Labour MP Diane Abbott has attacked a crackdown on green protest group Extinction Rebellion (XR), claiming that "direct action" including trespass and vandalism has been legal for over 100 years.
In an interview with Sky News' Sophie Ridge on Sunday programme, the MP for Hackney North and Stoke Newington said it would be "ridiculous" for the government to reclassify XR as a criminal group following Friday's blockade of three printworks which disrupted deliveries of newspapers.
"They're not criminals, they're protesters and activists in the tradition of the Suffragettes and the hunger marches of the 1930s," Abbott claimed.
"It's important to remind ourselves that direct action, which is what those actions were, is actually legal," she said. "These tactics are legal, whatever we think of the people practising them."
"These are legal tactics and we don't want to talk as if it's not illegal (sic) to take direct action, because direct action has been legal since the time of the suffragettes."
Over the weekend it was reported that 77 XR activists had been charged with aggravated trespass over Friday's blockade which targeted conservative-leaning newspapers The Times, The Sun, The Daily Telegraph and The Daily Mail, which they accused of not reporting "accurately" on climate change.
Aggravated trespass is defined as trespassing while intentionally obstructing, disrupting, or intimidating others from carrying out lawful activities. Offenders can be jailed for up to three months of receive a fine of up to £2,500.
Telegraph editor Chris Evans called the protest an attempt to "stifle our free press". Home Secretary Priti Patel also condemned XR, while the Daily Mail reported that the government was considering designating the group an "organised crime" outfit.

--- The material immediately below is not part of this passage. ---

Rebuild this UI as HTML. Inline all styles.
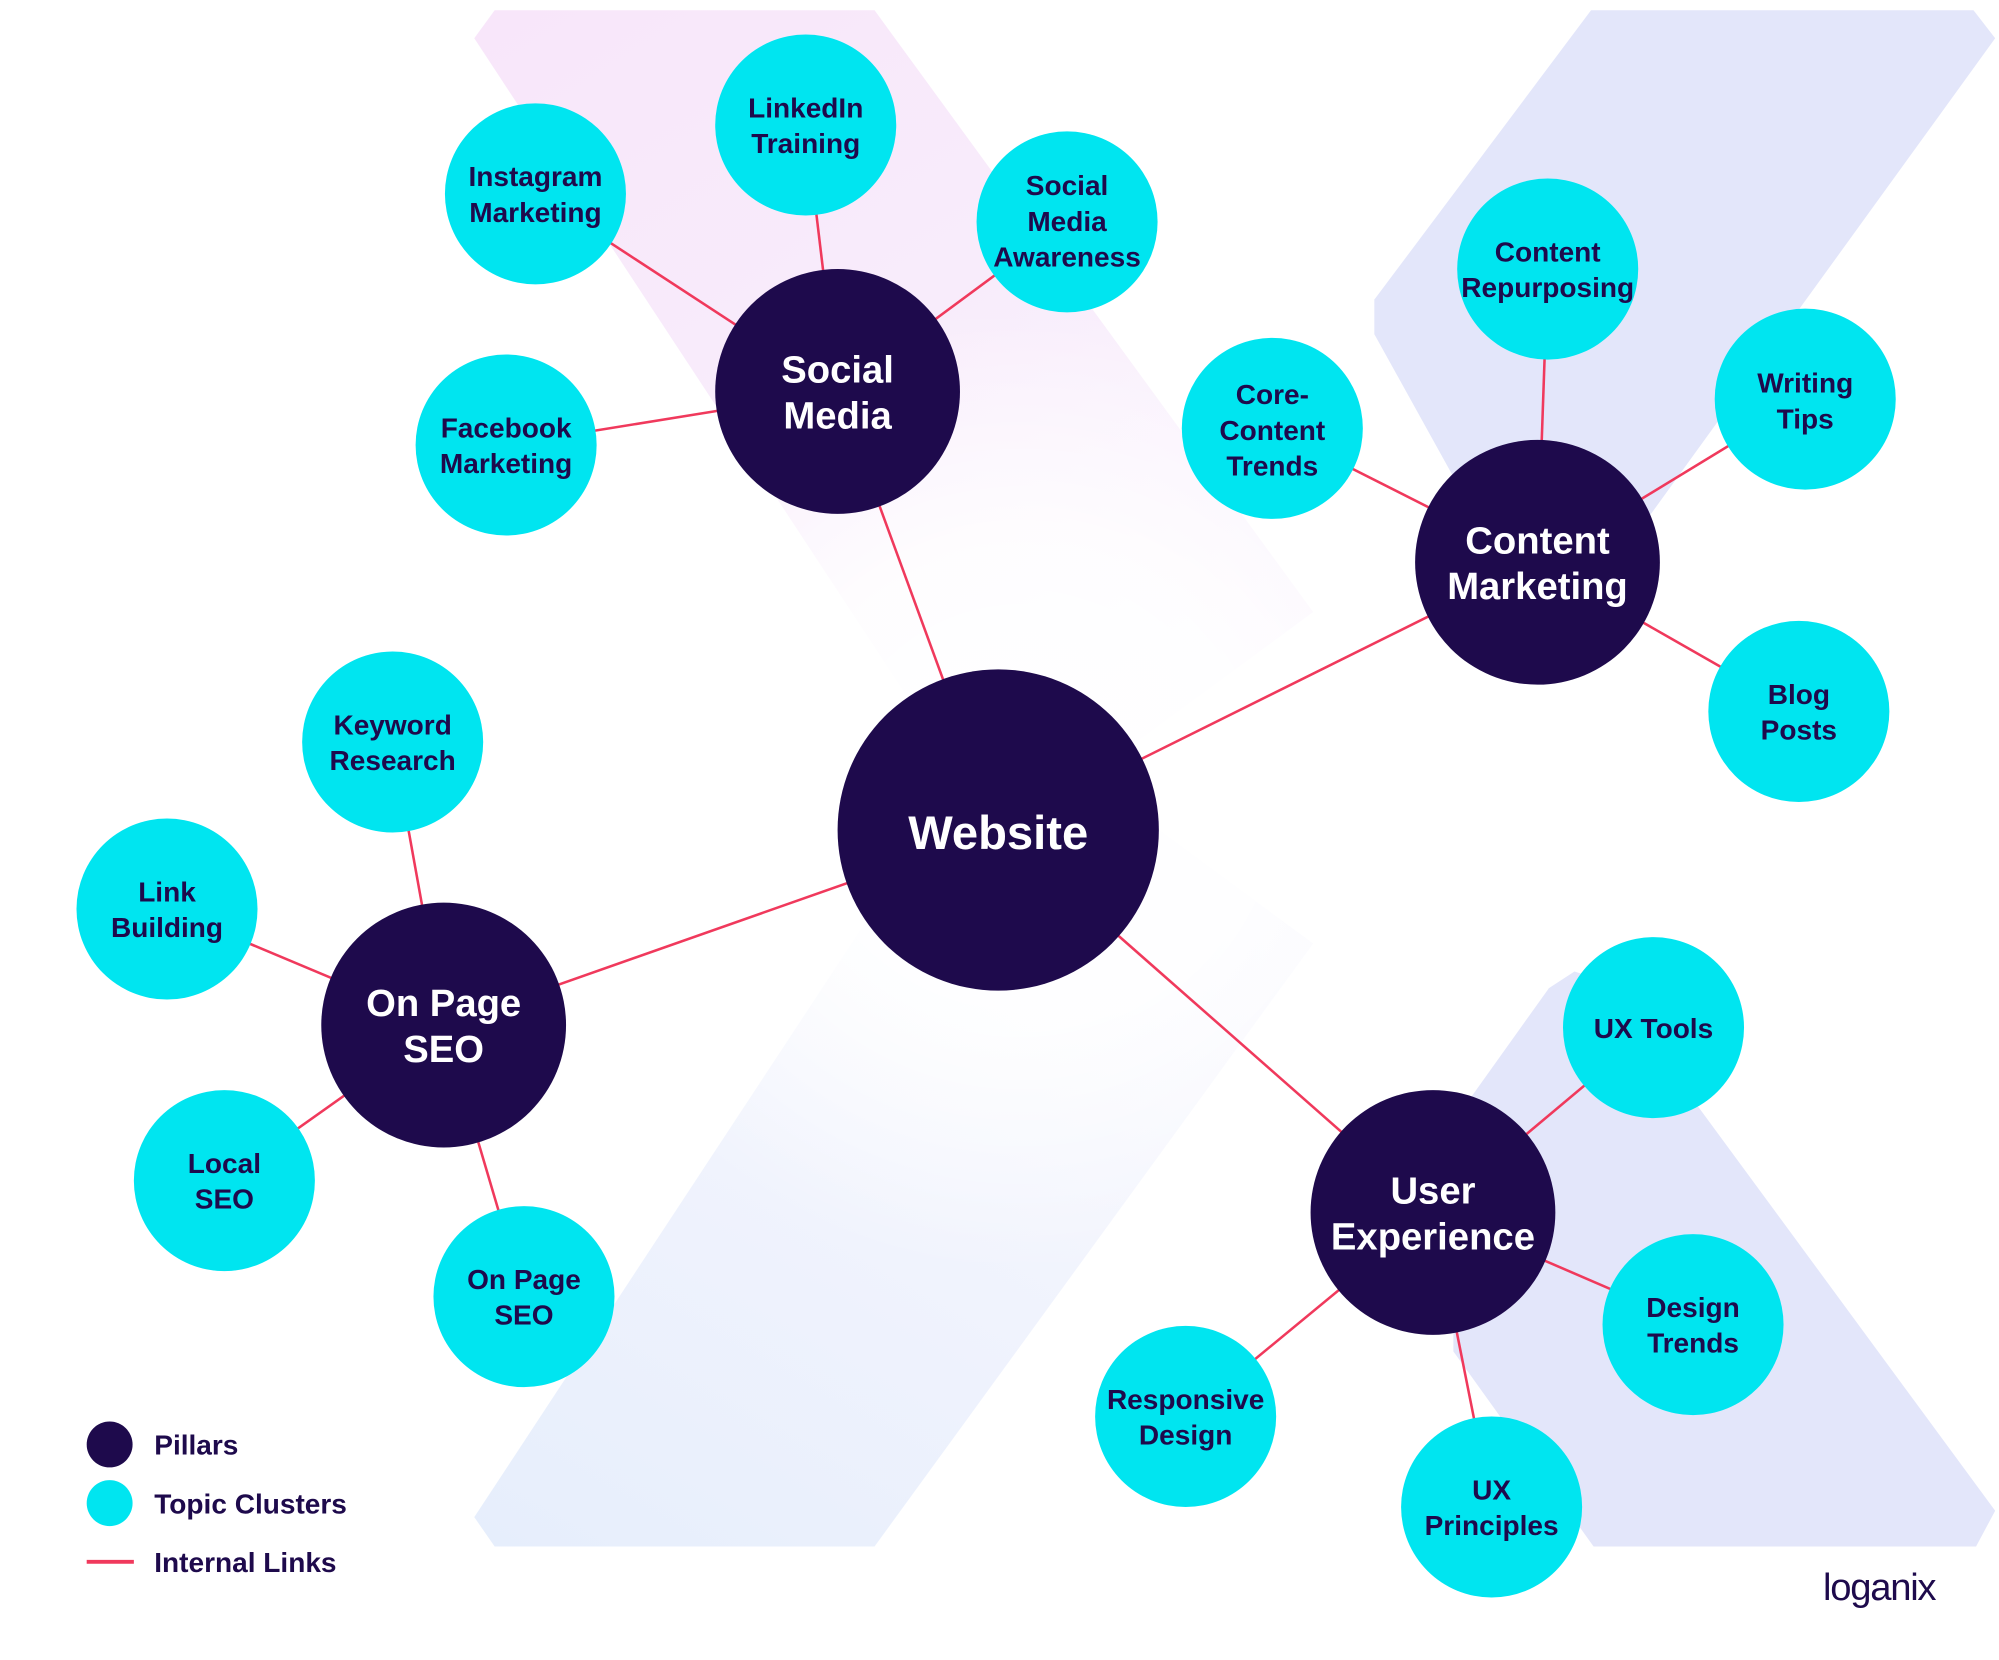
<!DOCTYPE html>
<html><head><meta charset="utf-8"><style>
html,body{margin:0;padding:0;background:#fff;}
svg{display:block;}
text{font-family:"Liberation Sans",sans-serif;font-weight:bold;text-anchor:middle;}
.t{fill:#1e0a4c;font-size:22px;}
.p{fill:#fff;font-size:30px;}
</style></head><body>
<svg width="1999" height="1660" viewBox="0 0 1568 1302" xmlns="http://www.w3.org/2000/svg">
<defs>
<linearGradient id="pk" x1="0" y1="0" x2="0.7" y2="1">
<stop offset="0" stop-color="#f8e6fa"/><stop offset="0.5" stop-color="#f8ecfb"/><stop offset="1" stop-color="#fbf6fe"/></linearGradient>
<linearGradient id="bl" x1="0" y1="1" x2="0.6" y2="0">
<stop offset="0" stop-color="#e6eefc"/><stop offset="0.5" stop-color="#f0f3fd"/><stop offset="1" stop-color="#f8f8fe"/></linearGradient>
<radialGradient id="wh" cx="800" cy="620" r="380" gradientUnits="userSpaceOnUse">
<stop offset="0" stop-color="#fff" stop-opacity="1"/><stop offset="0.5" stop-color="#fff" stop-opacity="0.85"/><stop offset="1" stop-color="#fff" stop-opacity="0"/></radialGradient>
</defs>
<rect width="1568" height="1302" fill="#fff"/>
<polygon points="372,30 388,8 686,8 1030,480 840,620 760,620" fill="url(#pk)"/>
<polygon points="372,1190 388,1213 686,1213 1030,740 840,600 760,600" fill="url(#bl)"/>
<rect x="380" y="250" width="840" height="740" fill="url(#wh)"/>
<polygon points="1248,8 1548,8 1565,30 1290,410 1160,410 1078,262 1078,235" fill="#e3e6fa"/>
<polygon points="1215,775 1235,762 1260,770 1565,1185 1550,1213 1250,1213 1140,1060 1140,880" fill="#e3e6fa"/>
<g stroke="#f0395c" stroke-width="2">
<line x1="783" y1="651" x2="657" y2="307"/><line x1="783" y1="651" x2="1206" y2="441"/>
<line x1="783" y1="651" x2="348" y2="804"/><line x1="783" y1="651" x2="1124" y2="951"/>
<line x1="657" y1="307" x2="420" y2="152"/><line x1="657" y1="307" x2="632" y2="98"/>
<line x1="657" y1="307" x2="837" y2="174"/><line x1="657" y1="307" x2="397" y2="349"/>
<line x1="1206" y1="441" x2="1214" y2="211"/><line x1="1206" y1="441" x2="998" y2="336"/>
<line x1="1206" y1="441" x2="1416" y2="313"/><line x1="1206" y1="441" x2="1411" y2="558"/>
<line x1="348" y1="804" x2="308" y2="582"/><line x1="348" y1="804" x2="131" y2="713"/>
<line x1="348" y1="804" x2="176" y2="926"/><line x1="348" y1="804" x2="411" y2="1017"/>
<line x1="1124" y1="951" x2="1297" y2="806"/><line x1="1124" y1="951" x2="1328" y2="1039"/>
<line x1="1124" y1="951" x2="1170" y2="1182"/><line x1="1124" y1="951" x2="930" y2="1111"/>
</g>
<g fill="#1e0a4c">
<circle cx="783" cy="651" r="126"/><circle cx="657" cy="307" r="96"/><circle cx="1206" cy="441" r="96"/>
<circle cx="348" cy="804" r="96"/><circle cx="1124" cy="951" r="96"/>
</g>
<g fill="#00e5f0">
<circle cx="420" cy="152" r="71"/><circle cx="632" cy="98" r="71"/><circle cx="837" cy="174" r="71"/><circle cx="397" cy="349" r="71"/>
<circle cx="1214" cy="211" r="71"/><circle cx="998" cy="336" r="71"/><circle cx="1416" cy="313" r="71"/><circle cx="1411" cy="558" r="71"/>
<circle cx="308" cy="582" r="71"/><circle cx="131" cy="713" r="71"/><circle cx="176" cy="926" r="71"/><circle cx="411" cy="1017" r="71"/>
<circle cx="1297" cy="806" r="71"/><circle cx="1328" cy="1039" r="71"/><circle cx="1170" cy="1182" r="71"/><circle cx="930" cy="1111" r="71"/>
</g>
<text x="783" y="666" fill="#fff" font-size="37">Website</text>
<text class="p" x="657" y="300">Social</text><text class="p" x="657" y="336">Media</text>
<text class="p" x="1206" y="434">Content</text><text class="p" x="1206" y="470">Marketing</text>
<text class="p" x="348" y="797">On Page</text><text class="p" x="348" y="833">SEO</text>
<text class="p" x="1124" y="944">User</text><text class="p" x="1124" y="980">Experience</text>
<text class="t" x="420" y="146">Instagram</text><text class="t" x="420" y="174">Marketing</text>
<text class="t" x="632" y="92">LinkedIn</text><text class="t" x="632" y="120">Training</text>
<text class="t" x="837" y="153">Social</text><text class="t" x="837" y="181">Media</text><text class="t" x="837" y="209">Awareness</text>
<text class="t" x="397" y="343">Facebook</text><text class="t" x="397" y="371">Marketing</text>
<text class="t" x="1214" y="205">Content</text><text class="t" x="1214" y="233">Repurposing</text>
<text class="t" x="998" y="317">Core-</text><text class="t" x="998" y="345">Content</text><text class="t" x="998" y="373">Trends</text>
<text class="t" x="1416" y="308">Writing</text><text class="t" x="1416" y="336">Tips</text>
<text class="t" x="1411" y="552">Blog</text><text class="t" x="1411" y="580">Posts</text>
<text class="t" x="308" y="576">Keyword</text><text class="t" x="308" y="604">Research</text>
<text class="t" x="131" y="707">Link</text><text class="t" x="131" y="735">Building</text>
<text class="t" x="176" y="920">Local</text><text class="t" x="176" y="948">SEO</text>
<text class="t" x="411" y="1011">On Page</text><text class="t" x="411" y="1039">SEO</text>
<text class="t" x="1297" y="814">UX Tools</text>
<text class="t" x="1328" y="1033">Design</text><text class="t" x="1328" y="1061">Trends</text>
<text class="t" x="1170" y="1176">UX</text><text class="t" x="1170" y="1204">Principles</text>
<text class="t" x="930" y="1105">Responsive</text><text class="t" x="930" y="1133">Design</text>
<circle cx="86" cy="1133" r="18" fill="#1e0a4c"/><circle cx="86" cy="1179" r="18" fill="#00e5f0"/>
<line x1="68" y1="1225" x2="105" y2="1225" stroke="#f0395c" stroke-width="3"/>
<text class="t" x="121" y="1141" style="text-anchor:start">Pillars</text>
<text class="t" x="121" y="1187" style="text-anchor:start">Topic Clusters</text>
<text class="t" x="121" y="1233" style="text-anchor:start">Internal Links</text>
<text x="1474" y="1255" fill="#1e0a4c" font-size="30" style="font-weight:normal;letter-spacing:-1px">loganix</text>
</svg>
</body></html>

Foreign Secretary Dominic Raab told the same programme he was "astounded" at Abbott's comments.
"The idea that it is right to damage property or intervene with a free press in the name of progressive protest is, I think, perverse," he said. "Actually, I think it is damaging to the cause of climate change."
"I respect the right of peaceful protest but hijacking that with a militant agenda to disrupt the very heart of democratic debate, which is through a free media, is just totally wrong and we're against it," Raab added. "I think law enforcement action should be taken to preserve our wider freedoms, and they do include a free media."
Some 1,000 British suffragettes, campaigners for women to have the vote, were imprisoned between 1900 and 1914 after refusing to pay fines for direct action including acts of vandalism such as smashing windows.